==== TASK INPUT ====

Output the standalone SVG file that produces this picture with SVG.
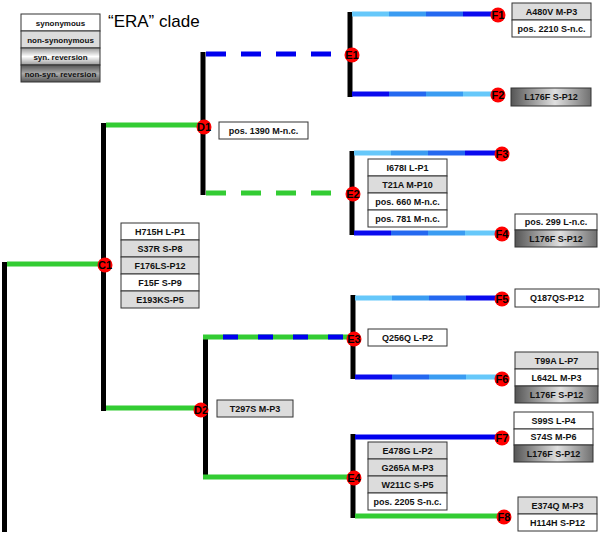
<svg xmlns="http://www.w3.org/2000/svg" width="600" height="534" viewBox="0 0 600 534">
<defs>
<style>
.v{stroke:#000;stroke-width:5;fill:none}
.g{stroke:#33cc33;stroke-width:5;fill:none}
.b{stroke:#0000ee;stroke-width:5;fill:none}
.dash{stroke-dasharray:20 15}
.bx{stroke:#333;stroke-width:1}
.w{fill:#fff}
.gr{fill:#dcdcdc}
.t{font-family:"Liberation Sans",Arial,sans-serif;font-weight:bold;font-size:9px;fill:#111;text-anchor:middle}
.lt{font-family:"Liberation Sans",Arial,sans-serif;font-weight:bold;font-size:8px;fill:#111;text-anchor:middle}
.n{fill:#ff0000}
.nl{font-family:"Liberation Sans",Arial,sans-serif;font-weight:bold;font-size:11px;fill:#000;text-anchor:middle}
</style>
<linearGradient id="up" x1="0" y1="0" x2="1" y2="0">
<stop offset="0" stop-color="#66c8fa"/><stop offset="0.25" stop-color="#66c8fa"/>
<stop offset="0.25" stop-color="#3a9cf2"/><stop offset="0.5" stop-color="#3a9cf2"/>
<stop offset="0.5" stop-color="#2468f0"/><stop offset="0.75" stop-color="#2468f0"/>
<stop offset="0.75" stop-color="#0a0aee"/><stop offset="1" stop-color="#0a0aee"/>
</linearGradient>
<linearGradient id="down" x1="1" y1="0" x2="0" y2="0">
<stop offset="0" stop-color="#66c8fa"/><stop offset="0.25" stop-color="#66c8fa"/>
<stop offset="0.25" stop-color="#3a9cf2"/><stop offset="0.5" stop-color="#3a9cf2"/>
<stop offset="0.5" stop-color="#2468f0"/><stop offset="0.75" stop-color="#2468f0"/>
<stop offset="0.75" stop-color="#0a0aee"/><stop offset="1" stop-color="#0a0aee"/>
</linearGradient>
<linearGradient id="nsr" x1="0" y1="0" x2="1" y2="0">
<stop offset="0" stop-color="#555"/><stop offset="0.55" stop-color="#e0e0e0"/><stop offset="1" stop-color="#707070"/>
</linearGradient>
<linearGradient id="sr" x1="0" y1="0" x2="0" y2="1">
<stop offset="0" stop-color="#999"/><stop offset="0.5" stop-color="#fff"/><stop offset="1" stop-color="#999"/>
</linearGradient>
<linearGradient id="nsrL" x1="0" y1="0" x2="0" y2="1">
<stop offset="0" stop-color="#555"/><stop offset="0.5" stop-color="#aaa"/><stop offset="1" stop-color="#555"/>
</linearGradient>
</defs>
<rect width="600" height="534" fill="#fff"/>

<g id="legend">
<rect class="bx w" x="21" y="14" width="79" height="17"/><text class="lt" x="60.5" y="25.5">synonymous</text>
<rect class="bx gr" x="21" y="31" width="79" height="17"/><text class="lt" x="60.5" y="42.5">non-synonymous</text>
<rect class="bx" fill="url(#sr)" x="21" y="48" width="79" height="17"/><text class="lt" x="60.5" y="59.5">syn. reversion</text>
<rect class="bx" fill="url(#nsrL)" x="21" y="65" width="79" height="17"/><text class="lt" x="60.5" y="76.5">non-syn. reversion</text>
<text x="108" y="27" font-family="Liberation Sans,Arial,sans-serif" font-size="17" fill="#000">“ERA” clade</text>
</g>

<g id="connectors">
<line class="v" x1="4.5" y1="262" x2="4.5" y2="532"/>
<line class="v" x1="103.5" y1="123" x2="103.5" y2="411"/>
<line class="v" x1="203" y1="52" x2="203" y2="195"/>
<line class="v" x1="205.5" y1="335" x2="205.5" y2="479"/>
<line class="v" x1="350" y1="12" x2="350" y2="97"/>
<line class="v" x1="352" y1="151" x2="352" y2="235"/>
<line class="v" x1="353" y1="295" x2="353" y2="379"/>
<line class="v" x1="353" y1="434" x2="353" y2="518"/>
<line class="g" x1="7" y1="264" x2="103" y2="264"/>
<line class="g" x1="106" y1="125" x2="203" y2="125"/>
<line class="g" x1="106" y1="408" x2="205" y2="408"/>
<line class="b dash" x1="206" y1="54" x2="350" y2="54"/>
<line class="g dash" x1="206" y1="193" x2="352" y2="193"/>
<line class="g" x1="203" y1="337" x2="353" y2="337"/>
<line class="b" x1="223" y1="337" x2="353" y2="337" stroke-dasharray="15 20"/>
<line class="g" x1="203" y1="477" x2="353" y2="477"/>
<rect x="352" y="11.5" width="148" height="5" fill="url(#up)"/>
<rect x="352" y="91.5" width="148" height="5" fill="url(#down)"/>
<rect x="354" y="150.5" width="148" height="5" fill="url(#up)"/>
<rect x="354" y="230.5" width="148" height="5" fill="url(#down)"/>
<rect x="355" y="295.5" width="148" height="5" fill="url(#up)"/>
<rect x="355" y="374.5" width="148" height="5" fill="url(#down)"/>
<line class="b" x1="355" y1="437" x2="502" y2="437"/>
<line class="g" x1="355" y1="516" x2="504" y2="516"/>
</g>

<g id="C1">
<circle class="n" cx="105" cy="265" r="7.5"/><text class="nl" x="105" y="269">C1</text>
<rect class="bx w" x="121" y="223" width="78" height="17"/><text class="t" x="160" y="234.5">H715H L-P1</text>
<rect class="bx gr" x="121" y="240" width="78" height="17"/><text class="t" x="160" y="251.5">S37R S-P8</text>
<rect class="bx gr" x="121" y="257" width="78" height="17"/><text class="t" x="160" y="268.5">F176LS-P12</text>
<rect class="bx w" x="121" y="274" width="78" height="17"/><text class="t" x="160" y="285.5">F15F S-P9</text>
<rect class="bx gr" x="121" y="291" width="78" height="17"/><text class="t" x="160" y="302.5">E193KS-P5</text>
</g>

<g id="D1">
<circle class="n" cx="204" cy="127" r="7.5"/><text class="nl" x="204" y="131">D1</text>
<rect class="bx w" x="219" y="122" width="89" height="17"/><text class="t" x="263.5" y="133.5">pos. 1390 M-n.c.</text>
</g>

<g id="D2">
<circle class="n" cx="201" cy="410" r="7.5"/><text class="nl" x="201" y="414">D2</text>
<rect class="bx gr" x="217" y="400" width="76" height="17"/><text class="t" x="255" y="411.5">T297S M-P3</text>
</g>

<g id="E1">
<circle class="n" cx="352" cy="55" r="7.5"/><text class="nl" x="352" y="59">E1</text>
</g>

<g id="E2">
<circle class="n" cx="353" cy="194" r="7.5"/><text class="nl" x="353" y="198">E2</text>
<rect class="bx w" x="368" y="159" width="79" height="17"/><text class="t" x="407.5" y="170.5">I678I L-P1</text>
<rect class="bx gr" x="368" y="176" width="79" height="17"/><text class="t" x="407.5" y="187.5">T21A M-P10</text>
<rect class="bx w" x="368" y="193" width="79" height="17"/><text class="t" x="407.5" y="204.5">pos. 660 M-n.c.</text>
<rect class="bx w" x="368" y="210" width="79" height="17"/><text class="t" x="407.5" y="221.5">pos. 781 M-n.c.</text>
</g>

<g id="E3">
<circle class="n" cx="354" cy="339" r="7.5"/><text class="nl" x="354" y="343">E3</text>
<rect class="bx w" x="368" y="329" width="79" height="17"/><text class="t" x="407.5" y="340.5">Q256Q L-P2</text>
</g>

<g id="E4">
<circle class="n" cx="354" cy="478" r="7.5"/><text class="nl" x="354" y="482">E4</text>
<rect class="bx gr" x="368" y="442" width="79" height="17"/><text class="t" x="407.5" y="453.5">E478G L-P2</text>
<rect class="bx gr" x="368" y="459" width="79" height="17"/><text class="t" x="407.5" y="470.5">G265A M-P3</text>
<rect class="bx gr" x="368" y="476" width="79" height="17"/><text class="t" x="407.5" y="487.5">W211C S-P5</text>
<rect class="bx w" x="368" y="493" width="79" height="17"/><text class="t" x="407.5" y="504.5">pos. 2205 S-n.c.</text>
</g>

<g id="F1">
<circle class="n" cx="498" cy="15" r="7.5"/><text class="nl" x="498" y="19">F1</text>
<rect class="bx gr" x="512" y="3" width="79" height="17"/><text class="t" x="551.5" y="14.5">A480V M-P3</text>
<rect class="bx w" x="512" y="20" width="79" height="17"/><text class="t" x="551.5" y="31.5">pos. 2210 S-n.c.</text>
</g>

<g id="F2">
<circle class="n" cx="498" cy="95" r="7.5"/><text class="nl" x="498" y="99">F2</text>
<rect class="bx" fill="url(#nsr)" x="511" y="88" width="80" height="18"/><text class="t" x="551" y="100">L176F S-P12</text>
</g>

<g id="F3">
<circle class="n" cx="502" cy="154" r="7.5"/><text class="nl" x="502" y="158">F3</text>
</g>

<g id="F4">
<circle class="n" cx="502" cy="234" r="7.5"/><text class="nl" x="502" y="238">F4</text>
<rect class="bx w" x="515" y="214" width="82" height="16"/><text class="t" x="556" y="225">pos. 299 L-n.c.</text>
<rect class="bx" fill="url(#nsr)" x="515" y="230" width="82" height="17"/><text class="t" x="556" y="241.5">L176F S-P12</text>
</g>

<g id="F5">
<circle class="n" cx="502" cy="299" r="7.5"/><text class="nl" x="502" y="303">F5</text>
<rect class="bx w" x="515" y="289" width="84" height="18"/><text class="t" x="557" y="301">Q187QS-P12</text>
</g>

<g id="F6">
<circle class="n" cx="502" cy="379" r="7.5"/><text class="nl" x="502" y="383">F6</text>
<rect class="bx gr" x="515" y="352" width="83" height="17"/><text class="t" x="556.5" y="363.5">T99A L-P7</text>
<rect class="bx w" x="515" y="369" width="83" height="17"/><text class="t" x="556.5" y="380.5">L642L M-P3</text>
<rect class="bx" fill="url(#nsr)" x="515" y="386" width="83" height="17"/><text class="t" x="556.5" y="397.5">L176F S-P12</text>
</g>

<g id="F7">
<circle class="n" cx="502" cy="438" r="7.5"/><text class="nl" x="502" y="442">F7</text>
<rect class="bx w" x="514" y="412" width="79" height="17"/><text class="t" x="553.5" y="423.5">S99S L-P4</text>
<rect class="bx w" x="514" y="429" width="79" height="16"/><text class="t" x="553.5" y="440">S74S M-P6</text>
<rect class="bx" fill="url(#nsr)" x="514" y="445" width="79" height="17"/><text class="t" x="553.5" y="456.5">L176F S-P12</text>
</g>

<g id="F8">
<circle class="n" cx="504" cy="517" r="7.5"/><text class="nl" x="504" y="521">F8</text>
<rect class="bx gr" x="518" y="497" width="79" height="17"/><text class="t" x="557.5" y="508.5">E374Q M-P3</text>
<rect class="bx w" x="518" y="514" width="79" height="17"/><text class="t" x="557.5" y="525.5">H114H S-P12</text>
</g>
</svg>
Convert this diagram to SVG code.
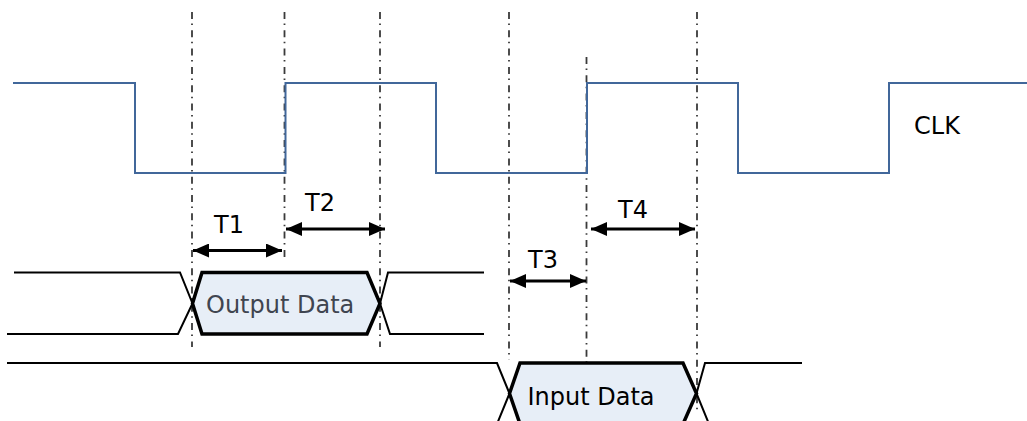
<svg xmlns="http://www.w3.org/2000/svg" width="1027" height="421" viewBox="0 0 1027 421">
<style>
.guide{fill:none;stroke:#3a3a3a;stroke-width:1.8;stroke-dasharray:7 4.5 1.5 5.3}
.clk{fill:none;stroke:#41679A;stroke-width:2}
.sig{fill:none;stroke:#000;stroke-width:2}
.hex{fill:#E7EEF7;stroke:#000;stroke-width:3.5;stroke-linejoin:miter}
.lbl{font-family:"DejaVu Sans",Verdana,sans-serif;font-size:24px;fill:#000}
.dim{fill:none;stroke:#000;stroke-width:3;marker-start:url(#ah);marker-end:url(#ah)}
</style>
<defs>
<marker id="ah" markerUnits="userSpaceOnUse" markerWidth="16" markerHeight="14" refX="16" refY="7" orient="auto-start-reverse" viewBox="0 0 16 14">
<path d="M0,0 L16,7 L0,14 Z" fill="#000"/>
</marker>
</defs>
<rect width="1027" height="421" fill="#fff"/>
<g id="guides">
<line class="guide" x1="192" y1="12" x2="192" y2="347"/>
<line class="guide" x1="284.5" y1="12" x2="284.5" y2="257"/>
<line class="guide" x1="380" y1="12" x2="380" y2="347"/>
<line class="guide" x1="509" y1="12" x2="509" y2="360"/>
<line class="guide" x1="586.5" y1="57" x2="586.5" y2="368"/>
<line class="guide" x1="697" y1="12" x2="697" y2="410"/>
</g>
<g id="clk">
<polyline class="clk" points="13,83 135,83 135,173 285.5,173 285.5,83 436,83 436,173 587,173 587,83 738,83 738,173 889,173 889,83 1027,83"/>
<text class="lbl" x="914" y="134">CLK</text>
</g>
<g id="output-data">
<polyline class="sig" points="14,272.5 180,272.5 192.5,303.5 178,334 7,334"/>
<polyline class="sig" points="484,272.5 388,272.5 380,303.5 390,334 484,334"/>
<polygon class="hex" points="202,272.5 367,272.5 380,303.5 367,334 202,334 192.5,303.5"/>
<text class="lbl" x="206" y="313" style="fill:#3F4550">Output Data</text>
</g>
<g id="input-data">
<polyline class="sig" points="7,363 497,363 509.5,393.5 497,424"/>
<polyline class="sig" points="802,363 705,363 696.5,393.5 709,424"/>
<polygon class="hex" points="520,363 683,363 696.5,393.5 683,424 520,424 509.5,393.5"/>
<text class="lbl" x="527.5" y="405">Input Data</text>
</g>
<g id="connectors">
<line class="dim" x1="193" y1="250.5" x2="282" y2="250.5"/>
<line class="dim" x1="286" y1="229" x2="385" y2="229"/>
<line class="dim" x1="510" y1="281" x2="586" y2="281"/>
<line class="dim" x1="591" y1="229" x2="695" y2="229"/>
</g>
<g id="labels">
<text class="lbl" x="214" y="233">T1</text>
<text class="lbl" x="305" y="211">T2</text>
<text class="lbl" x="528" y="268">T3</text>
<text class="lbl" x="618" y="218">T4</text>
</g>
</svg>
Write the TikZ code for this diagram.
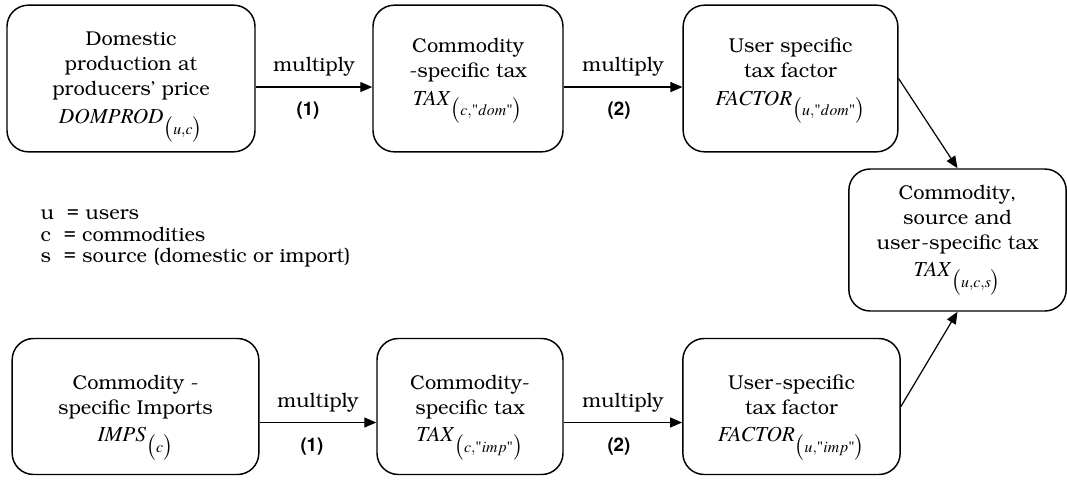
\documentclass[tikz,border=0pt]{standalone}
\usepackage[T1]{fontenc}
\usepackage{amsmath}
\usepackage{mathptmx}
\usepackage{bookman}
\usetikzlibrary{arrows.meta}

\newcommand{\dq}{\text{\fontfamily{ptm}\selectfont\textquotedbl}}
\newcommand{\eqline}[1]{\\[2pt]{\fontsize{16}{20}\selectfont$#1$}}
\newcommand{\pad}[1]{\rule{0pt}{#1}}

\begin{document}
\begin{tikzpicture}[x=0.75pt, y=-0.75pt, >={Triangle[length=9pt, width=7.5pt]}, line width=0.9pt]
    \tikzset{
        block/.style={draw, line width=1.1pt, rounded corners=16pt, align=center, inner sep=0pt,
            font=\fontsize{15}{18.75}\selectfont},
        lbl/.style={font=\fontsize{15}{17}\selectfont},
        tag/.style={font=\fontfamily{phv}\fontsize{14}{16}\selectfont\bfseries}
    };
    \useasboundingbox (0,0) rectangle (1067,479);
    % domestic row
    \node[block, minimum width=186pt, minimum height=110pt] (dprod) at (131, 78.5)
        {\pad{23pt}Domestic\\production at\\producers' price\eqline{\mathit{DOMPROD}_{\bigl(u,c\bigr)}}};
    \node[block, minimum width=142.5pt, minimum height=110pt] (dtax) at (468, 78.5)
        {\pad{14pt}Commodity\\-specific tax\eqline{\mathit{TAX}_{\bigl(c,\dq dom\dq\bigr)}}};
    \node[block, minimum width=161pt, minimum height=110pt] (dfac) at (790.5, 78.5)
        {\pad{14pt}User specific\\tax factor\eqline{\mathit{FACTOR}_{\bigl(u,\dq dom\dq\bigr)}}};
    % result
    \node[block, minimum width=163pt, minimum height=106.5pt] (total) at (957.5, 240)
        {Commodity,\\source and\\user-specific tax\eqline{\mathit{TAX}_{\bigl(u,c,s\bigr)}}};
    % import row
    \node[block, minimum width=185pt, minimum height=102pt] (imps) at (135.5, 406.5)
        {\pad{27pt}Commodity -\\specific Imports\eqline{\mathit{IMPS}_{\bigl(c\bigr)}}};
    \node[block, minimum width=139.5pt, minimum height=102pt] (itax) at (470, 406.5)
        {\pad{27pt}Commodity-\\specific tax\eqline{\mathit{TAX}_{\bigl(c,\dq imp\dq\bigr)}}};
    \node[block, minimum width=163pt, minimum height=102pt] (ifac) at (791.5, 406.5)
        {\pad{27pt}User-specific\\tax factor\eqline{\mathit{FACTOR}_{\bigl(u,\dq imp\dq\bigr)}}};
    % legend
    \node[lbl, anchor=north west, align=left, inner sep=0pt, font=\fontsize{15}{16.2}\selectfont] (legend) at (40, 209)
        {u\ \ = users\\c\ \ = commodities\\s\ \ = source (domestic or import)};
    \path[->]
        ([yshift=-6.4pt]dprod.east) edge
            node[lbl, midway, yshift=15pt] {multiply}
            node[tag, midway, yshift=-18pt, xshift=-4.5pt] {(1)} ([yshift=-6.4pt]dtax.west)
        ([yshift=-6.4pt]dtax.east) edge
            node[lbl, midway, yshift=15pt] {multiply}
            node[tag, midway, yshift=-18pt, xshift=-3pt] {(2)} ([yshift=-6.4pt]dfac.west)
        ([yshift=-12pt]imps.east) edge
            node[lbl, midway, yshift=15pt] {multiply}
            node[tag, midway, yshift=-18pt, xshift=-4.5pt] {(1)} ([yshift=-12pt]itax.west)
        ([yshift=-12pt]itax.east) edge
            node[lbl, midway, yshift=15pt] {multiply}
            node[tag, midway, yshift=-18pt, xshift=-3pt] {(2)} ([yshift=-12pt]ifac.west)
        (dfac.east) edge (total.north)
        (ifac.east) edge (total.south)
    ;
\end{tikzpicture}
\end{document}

====

__JOB__
Extract, from the material above, each line holding the word "standalone".

__WRITTEN SOLUTION__
Output the standalone SVG file that produces this picture with SVG.
\documentclass[tikz,border=0pt]{standalone}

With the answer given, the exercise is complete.